WRITTEN REQUEST | Return the lines that follow, exactly as they appear, from the first through the one containing "(1354,8.5) -- (1354,827);"; no pictures are to be included.
##### DATASET EXCERPT #####
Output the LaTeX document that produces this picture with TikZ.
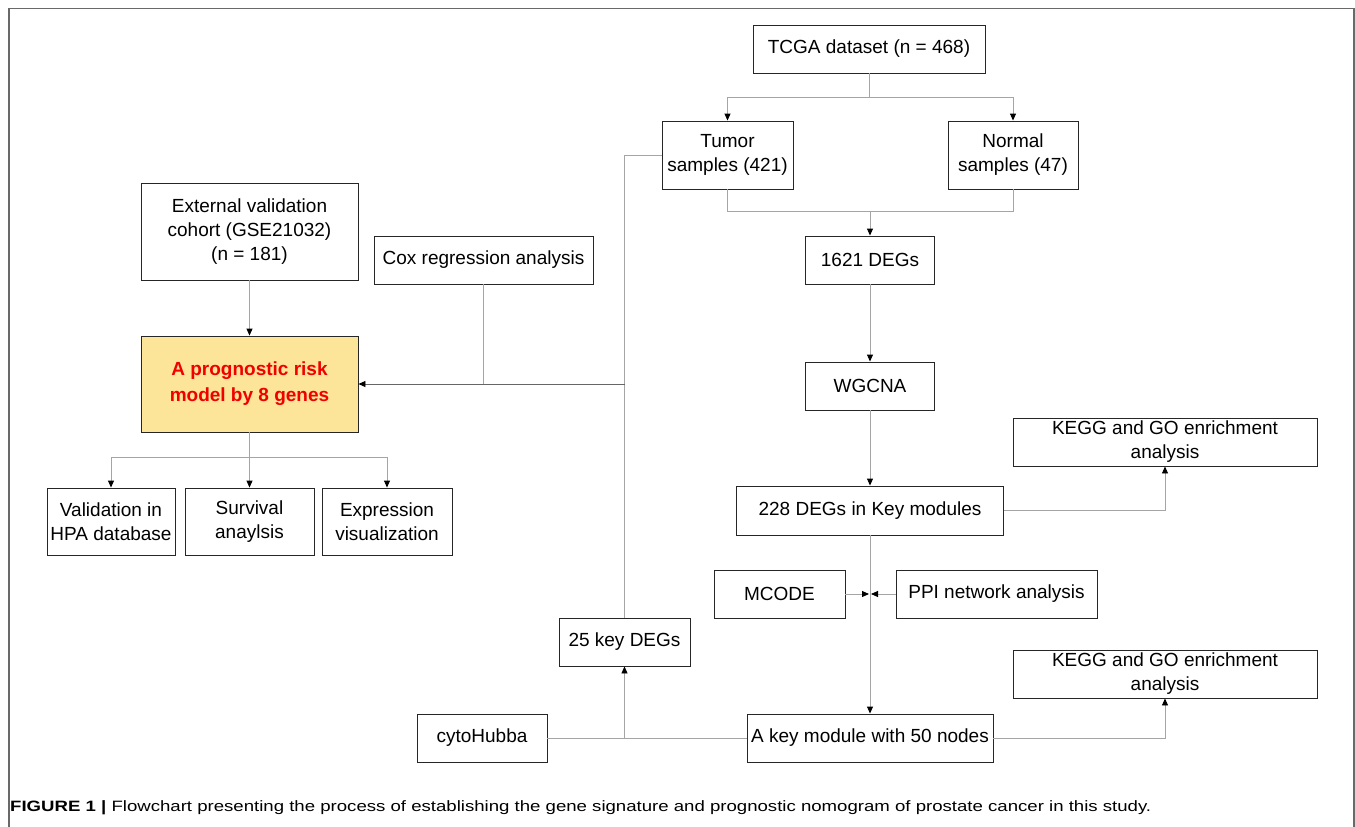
\documentclass[tikz,border=0pt]{standalone}
\usepackage{fontspec}
\setmainfont{Liberation Sans}
\usetikzlibrary{arrows.meta}
\definecolor{modelyellow}{RGB}{252,229,152}
\definecolor{linkgray}{RGB}{165,165,165}
\definecolor{framegray}{RGB}{105,105,105}
\definecolor{modelred}{RGB}{240,0,0}

\begin{document}
\begin{tikzpicture}[x=1pt, y=-1pt,
	box/.style={draw=black!85, line width=0.9pt, align=center, inner sep=0pt,
		font=\fontsize{19}{24}\selectfont},
	link/.style={draw=linkgray, line width=0.9pt},
	arr/.style={link, -{Triangle[black, length=7pt, width=6pt]}}]

	\useasboundingbox (0,0) rectangle (1355,827);
	\draw[framegray, line width=1.5pt] (9,827) -- (9,8.5) -- (1354,8.5) -- (1354,827);

	% right column
	\node[box, minimum width=232pt, minimum height=48pt] (tcga) at (869,49) {TCGA dataset (n = 468)};
	\node[box, minimum width=131pt, minimum height=68pt] (tumor) at (727.5,155) {Tumor\\samples (421)};
	\node[box, minimum width=130pt, minimum height=68pt] (normal) at (1013,155) {Normal\\samples (47)};
	\node[box, minimum width=129pt, minimum height=48pt] (deg1621) at (870,260) {1621 DEGs};
	\node[box, minimum width=129pt, minimum height=48pt] (wgcna) at (870,386) {WGCNA};
	\node[box, minimum width=304pt, minimum height=48pt] (kegg1) at (1165,442) {KEGG and GO enrichment\\analysis};
	\node[box, minimum width=267pt, minimum height=49pt] (deg228) at (870,510.5) {228 DEGs in Key modules};
	\node[box, minimum width=131pt, minimum height=48pt] (mcode) at (779.5,594) {MCODE};
	\node[box, minimum width=201pt, minimum height=48pt] (ppi) at (996.5,594) {PPI network analysis};
	\node[box, minimum width=304pt, minimum height=48pt] (kegg2) at (1165,674) {KEGG and GO enrichment\\analysis};
	\node[box, minimum width=246pt, minimum height=48pt] (module) at (870,738) {A key module with 50 nodes};
	\node[box, minimum width=131pt, minimum height=48pt] (key25) at (624.5,642) {25 key DEGs};
	\node[box, minimum width=130pt, minimum height=48pt] (cyto) at (482,738) {cytoHubba};

	% left column
	\node[box, minimum width=217pt, minimum height=97pt] (external) at (249.5,231.5) {External validation\\cohort (GSE21032)\\(n = 181)};
	\node[box, minimum width=219pt, minimum height=48pt] (cox) at (483.5,260) {Cox regression analysis};
	\node[box, fill=modelyellow, minimum width=217pt, minimum height=96pt,
		text=modelred, font=\fontsize{19}{26}\selectfont\bfseries] (model) at (249.5,384) {A prognostic risk\\model by 8 genes};
	\node[box, minimum width=128pt, minimum height=67pt] (hpa) at (111,521.5) {Validation in\\HPA database};
	\node[box, minimum width=129pt, minimum height=67pt] (surv) at (249.5,521.5) {Survival\\anaylsis};
	\node[box, minimum width=130pt, minimum height=67pt] (expr) at (387,521.5) {Expression\\visualization};

	\coordinate (split1) at (869,97);
	\coordinate (merge1) at (870,211);
	\coordinate (hub) at (870,594);
	\coordinate (join1) at (624.5,384);
	\coordinate (split2) at (249.5,457);

	% connectors
	\draw[link] (tcga) -- (split1);
	\draw[arr] (split1) -| (tumor);
	\draw[arr] (split1) -| (normal);
	\draw[link] (tumor) |- (merge1);
	\draw[link] (normal) |- (merge1);
	\draw[arr] (merge1) -- (deg1621);
	\draw[arr] (deg1621) -- (wgcna);
	\draw[arr] (wgcna) -- (deg228);
	\draw[arr] (deg228) -| (kegg1);
	\draw[arr] (deg228) -- (module);
	\draw[arr, shorten >=1pt] (mcode) -- (hub);
	\draw[arr, shorten >=1pt] (ppi) -- (hub);
	\draw[arr] (module) -| (kegg2);
	\draw[link] (cyto) -- (module);
	\draw[arr] (key25 |- cyto) -- (key25);
	\draw[link] (tumor.west) -| (key25);
	\draw[arr, draw=black!60] (join1) -- (model);
	\draw[link] (cox) -- (cox |- join1);
	\draw[arr] (external) -- (model);
	\draw[link] (model) -- (split2);
	\draw[arr] (split2) -| (hpa);
	\draw[arr] (split2) -- (surv);
	\draw[arr] (split2) -| (expr);

	\node[anchor=base west, inner sep=0pt, font=\fontsize{15}{18}\selectfont] (caption) at (10,811)
		{\scalebox{1.24}[1]{\textbf{FIGURE 1 |} Flowchart presenting the process of establishing the gene signature and prognostic nomogram of prostate cancer in this study.}};
\end{tikzpicture}
\end{document}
#####
TASK ANSWER |
Output the LaTeX document that produces this picture with TikZ.
\documentclass[tikz,border=0pt]{standalone}
\usepackage{fontspec}
\setmainfont{Liberation Sans}
\usetikzlibrary{arrows.meta}
\definecolor{modelyellow}{RGB}{252,229,152}
\definecolor{linkgray}{RGB}{165,165,165}
\definecolor{framegray}{RGB}{105,105,105}
\definecolor{modelred}{RGB}{240,0,0}

\begin{document}
\begin{tikzpicture}[x=1pt, y=-1pt,
	box/.style={draw=black!85, line width=0.9pt, align=center, inner sep=0pt,
		font=\fontsize{19}{24}\selectfont},
	link/.style={draw=linkgray, line width=0.9pt},
	arr/.style={link, -{Triangle[black, length=7pt, width=6pt]}}]

	\useasboundingbox (0,0) rectangle (1355,827);
	\draw[framegray, line width=1.5pt] (9,827) -- (9,8.5) -- (1354,8.5) -- (1354,827);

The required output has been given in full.